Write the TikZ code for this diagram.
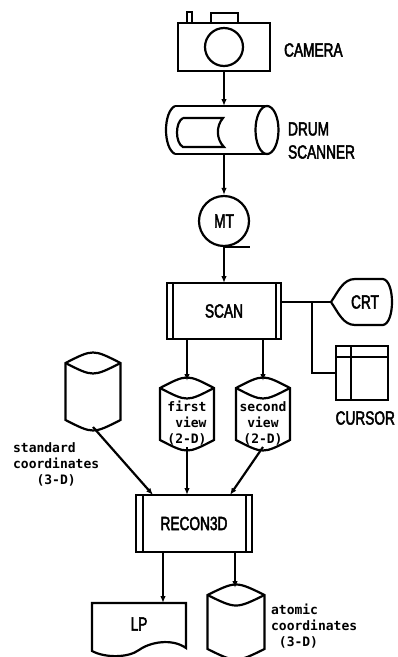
\documentclass[tikz,border=0pt]{standalone}
\usepackage{fontspec}
\newfontfamily\lblfont[FakeStretch=0.72,FakeBold=2.4]{Liberation Sans}
\newfontfamily\monofnt{DejaVu Sans Mono}
\usetikzlibrary{arrows.meta}
\newcommand\mydisk[5]{% name, cx, y top peak, y bottom lowest, half width
  \node[inner sep=0pt, outer sep=0pt, minimum width=2*#5, minimum height=#4-#3] (#1) at ({#2},{(#3+#4)/2}) {};
  \draw (#2-#5,#3+7) .. controls (#2,#3-7) .. (#2+#5,#3+7) -- (#2+#5,#4-7)
        .. controls (#2,#4+7) .. (#2-#5,#4-7) -- cycle;
  \draw (#2-#5,#3+7) .. controls (#2,#3+21) .. (#2+#5,#3+7);
}
\begin{document}
\begin{tikzpicture}[x=1pt,y=-1pt,line width=2.2pt,
  arr/.style={-{Latex[length=7pt,width=5.5pt]}},
  lbl/.style={font=\lblfont\fontsize{19}{22}\selectfont, inner sep=0pt},
  mtxt/.style={font=\monofnt\bfseries\fontsize{13}{16}\selectfont, inner sep=0pt},
  ghost/.style={inner sep=0pt, outer sep=0pt},
  proc/.style={draw, inner sep=0pt, outer sep=0pt}]
\useasboundingbox (0,0) rectangle (397,657);

% camera
\node[proc, minimum width=92, minimum height=48] (cam) at (224,47) {};
\draw ([xshift=9pt]cam.north west) -- ++(0,-11) -- ++(5,0) -- ++(0,11);
\draw ([xshift=33pt]cam.north west) -- ++(0,-10) -- ++(27,0) -- ++(0,10);
\node[draw, circle, minimum size=38, ghost] (lens) at (cam.center) {};
\node[lbl, anchor=west] (camlbl) at (283,50) {CAMERA};

% drum scanner
\node[ghost, minimum width=112, minimum height=48] (drum) at (223,130) {};
\draw (175,106) -- (267,106);
\draw (175,154) -- (267,154);
\draw (175,106) .. controls (163,112) and (163,148) .. (175,154);
\draw (267,130) ellipse [x radius=11.5, y radius=24];
\draw (183,118) -- (223,118) .. controls (216,126) and (216,139) .. (224,147)
      -- (183,147) .. controls (175,143) and (175,122) .. (183,118);
\node[lbl, anchor=west] (druml) at (287,129) {DRUM};
\node[lbl, anchor=west] (scanl) at (287,152) {SCANNER};
\draw[arr] (cam.south) -- (cam.south |- drum.north);

% MT
\node[draw, circle, minimum size=50, lbl] (mt) at (224,221) {MT};
\draw (mt.south) -- ++(26,0);
\draw[arr] (mt.north |- drum.south) -- (mt.north);

% SCAN
\node[proc, minimum width=114, minimum height=56, lbl] (scan) at (224,311) {SCAN};
\draw ([xshift=6pt]scan.north west) -- ([xshift=6pt]scan.south west);
\draw ([xshift=-5pt]scan.north east) -- ([xshift=-5pt]scan.south east);
\draw[arr] (mt.south) -- (scan.north);

% CRT
\node[ghost, minimum width=61, minimum height=46] (crt) at (361.5,302) {};
\draw (331,302) .. controls (338,292) and (343,279) .. (355,279) -- (383,279)
      .. controls (395,281) and (395,323) .. (383,325) -- (355,325)
      .. controls (343,325) and (338,312) .. (331,302) -- cycle;
\node[lbl] (crtl) at (365,302) {CRT};
\draw (crt.west -| scan.east) -- (crt.west);

% cursor
\node[proc, minimum width=52, minimum height=54] (cur) at (362,373) {};
\draw ([xshift=15pt]cur.north west) -- ([xshift=15pt]cur.south west);
\draw ([yshift=-11pt]cur.north west) -- ([yshift=-11pt]cur.north east);
\coordinate (br) at (312,302);
\draw (br) |- (cur.west);
\node[lbl, anchor=east] (curl) at (396,418) {CURSOR};

% view disks
\mydisk{fv}{187}{381}{447}{27}
\mydisk{sv}{263}{381}{447}{27}
\node[mtxt, align=left] (fvt) at (187,423) {first\\\phantom{x}view\\(2-D)};
\node[mtxt, align=center] (svt) at (263,423) {second\\view\\(2-D)};
\draw[arr] (scan.south -| fv) -- (fv.north);
\draw[arr] (scan.south -| sv) -- (sv.north);

% standard coordinates disk
\mydisk{std}{93}{356}{427}{27.5}
\node[mtxt, align=left, anchor=west] (stdl) at (12,464) {standard\\coordinates\\\phantom{xxx}(3-D)};

% RECON3D
\node[proc, minimum width=116, minimum height=57, lbl] (rec) at (194,523.5) {RECON3D};
\draw ([xshift=7pt]rec.north west) -- ([xshift=7pt]rec.south west);
\draw ([xshift=-6pt]rec.north east) -- ([xshift=-6pt]rec.south east);
\draw[arr] (std.south) -- ([xshift=-41pt]rec.north);
\draw[arr] (fv.south) -- (fv.south |- rec.north);
\draw[arr] (sv.south) -- ([xshift=36pt]rec.north);

% LP
\node[ghost, minimum width=94, minimum height=49] (lp) at (139,627.5) {};
\draw (92,603) -- (186,603) -- (186,648) .. controls (172,638) and (150,642) .. (139,650)
      .. controls (128,658) and (105,658) .. (92,651) -- cycle;
\node[lbl] (lpl) at (139,624) {LP};
\draw[arr] ([xshift=-31pt]rec.south) -- ([xshift=-31pt]rec.south |- lp.north);

% atomic coordinates disk
\mydisk{atm}{236}{588}{656}{28.5}
\node[mtxt, align=left, anchor=west] (atml) at (270,626) {atomic\\coordinates\\\phantom{x}(3-D)};
\draw[arr] ([xshift=41pt]rec.south) -- ([xshift=41pt]rec.south |- atm.north);
\end{tikzpicture}
\end{document}
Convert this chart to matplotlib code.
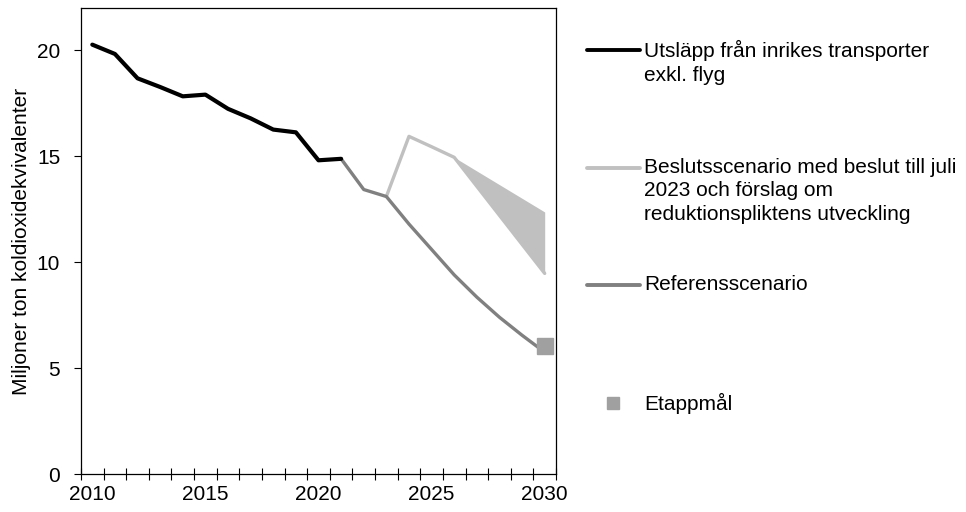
import numpy as np
import matplotlib.pyplot as plt
from matplotlib.lines import Line2D

plt.rcParams['font.family'] = ['Liberation Sans', 'DejaVu Sans']

# historical emissions
hist_years = [2010, 2011, 2012, 2013, 2014, 2015, 2016, 2017, 2018, 2019, 2020, 2021]
hist_vals = [20.27, 19.83, 18.68, 18.27, 17.83, 17.91, 17.24, 16.79, 16.26, 16.13, 14.81, 14.88]

# reference scenario
ref_years = [2021, 2022, 2023, 2024, 2025, 2026, 2027, 2028, 2029, 2030]
ref_vals = [14.88, 13.43, 13.10, 11.80, 10.60, 9.40, 8.35, 7.40, 6.55, 5.75]

# decision scenario (lower edge) and range upper edge
bes_years = [2023, 2024, 2025, 2026, 2030]
bes_vals = [13.10, 15.94, 15.45, 14.95, 9.47]
band_years = [2026, 2030]
band_low = [14.95, 9.47]
band_high = [14.95, 12.37]

goal_year = [2030]
goal_val = [6.05]

c_hist = '#000000'
c_ref = '#808080'
c_bes = '#c0c0c0'
c_goal = '#a0a0a0'

fs = 15

fig = plt.figure(figsize=(9.66, 5.12), dpi=100)
ax = fig.add_axes([81/966, 1 - 474/512, (556 - 81)/966, (474 - 8)/512])

ax.fill_between(band_years, band_low, band_high, color=c_bes, lw=0)
ax.plot(bes_years, bes_vals, color=c_bes, lw=2.4, solid_capstyle='round')
ax.plot(ref_years, ref_vals, color=c_ref, lw=2.4, solid_capstyle='round')
ax.plot(hist_years, hist_vals, color=c_hist, lw=3.0, solid_capstyle='round')
ax.plot(goal_year, goal_val, 's', color=c_goal, ms=12)

ax.set_xlim(2009.5, 2030.5)
ax.set_ylim(0, 22)
ax.set_xticks([2010, 2015, 2020, 2025, 2030])
ax.set_xticks(np.arange(2009.5, 2031, 1), minor=True)
ax.tick_params(axis='x', which='major', length=0, labelsize=fs, pad=8)
ax.tick_params(axis='x', which='minor', direction='inout', length=8, width=0.8)
ax.set_yticks([0, 5, 10, 15, 20])
ax.tick_params(axis='y', length=5, width=0.8, labelsize=fs, pad=10)
for s in ax.spines.values():
    s.set_linewidth(0.9)
ax.set_ylabel('Miljoner ton koldioxidekvivalenter', fontsize=fs, labelpad=4)

# legend drawn by hand so lines align with the first text row
def px(x, y):
    return x / 966, 1 - y / 512

entries = [
    (50, 'line', c_hist, 'Utsläpp från inrikes transporter\nexkl. flyg'),
    (168, 'line', c_bes, 'Beslutsscenario med beslut till juli\n2023 och förslag om\nreduktionspliktens utveckling'),
    (285, 'line', c_ref, 'Referensscenario'),
    (403, 'square', c_goal, 'Etappmål'),
]
for y, kind, col, label in entries:
    if kind == 'line':
        x0, y0 = px(587, y)
        x1, _ = px(640, y)
        fig.add_artist(Line2D([x0, x1], [y0, y0], color=col, lw=2.8,
                              solid_capstyle='round', transform=fig.transFigure))
    else:
        x0, y0 = px(613, y)
        fig.add_artist(Line2D([x0], [y0], marker='s', color=col, ms=8.5,
                              transform=fig.transFigure))
    tx, ty = px(644, y - 10)
    fig.text(tx, ty, label, fontsize=fs, va='top', ha='left', linespacing=1.3)

fig.savefig('out.png', dpi=100)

Required work - Begin at the first line of the entries above and return each line exactly, stopping after the line that contains "anchor=west] (camlbl) at". Pictures do not belong in the copy.

Result for this exercise -
Write the TikZ code for this diagram.
\documentclass[tikz,border=0pt]{standalone}
\usepackage{fontspec}
\newfontfamily\lblfont[FakeStretch=0.72,FakeBold=2.4]{Liberation Sans}
\newfontfamily\monofnt{DejaVu Sans Mono}
\usetikzlibrary{arrows.meta}
\newcommand\mydisk[5]{% name, cx, y top peak, y bottom lowest, half width
  \node[inner sep=0pt, outer sep=0pt, minimum width=2*#5, minimum height=#4-#3] (#1) at ({#2},{(#3+#4)/2}) {};
  \draw (#2-#5,#3+7) .. controls (#2,#3-7) .. (#2+#5,#3+7) -- (#2+#5,#4-7)
        .. controls (#2,#4+7) .. (#2-#5,#4-7) -- cycle;
  \draw (#2-#5,#3+7) .. controls (#2,#3+21) .. (#2+#5,#3+7);
}
\begin{document}
\begin{tikzpicture}[x=1pt,y=-1pt,line width=2.2pt,
  arr/.style={-{Latex[length=7pt,width=5.5pt]}},
  lbl/.style={font=\lblfont\fontsize{19}{22}\selectfont, inner sep=0pt},
  mtxt/.style={font=\monofnt\bfseries\fontsize{13}{16}\selectfont, inner sep=0pt},
  ghost/.style={inner sep=0pt, outer sep=0pt},
  proc/.style={draw, inner sep=0pt, outer sep=0pt}]
\useasboundingbox (0,0) rectangle (397,657);

% camera
\node[proc, minimum width=92, minimum height=48] (cam) at (224,47) {};
\draw ([xshift=9pt]cam.north west) -- ++(0,-11) -- ++(5,0) -- ++(0,11);
\draw ([xshift=33pt]cam.north west) -- ++(0,-10) -- ++(27,0) -- ++(0,10);
\node[draw, circle, minimum size=38, ghost] (lens) at (cam.center) {};
\node[lbl, anchor=west] (camlbl) at (283,50) {CAMERA};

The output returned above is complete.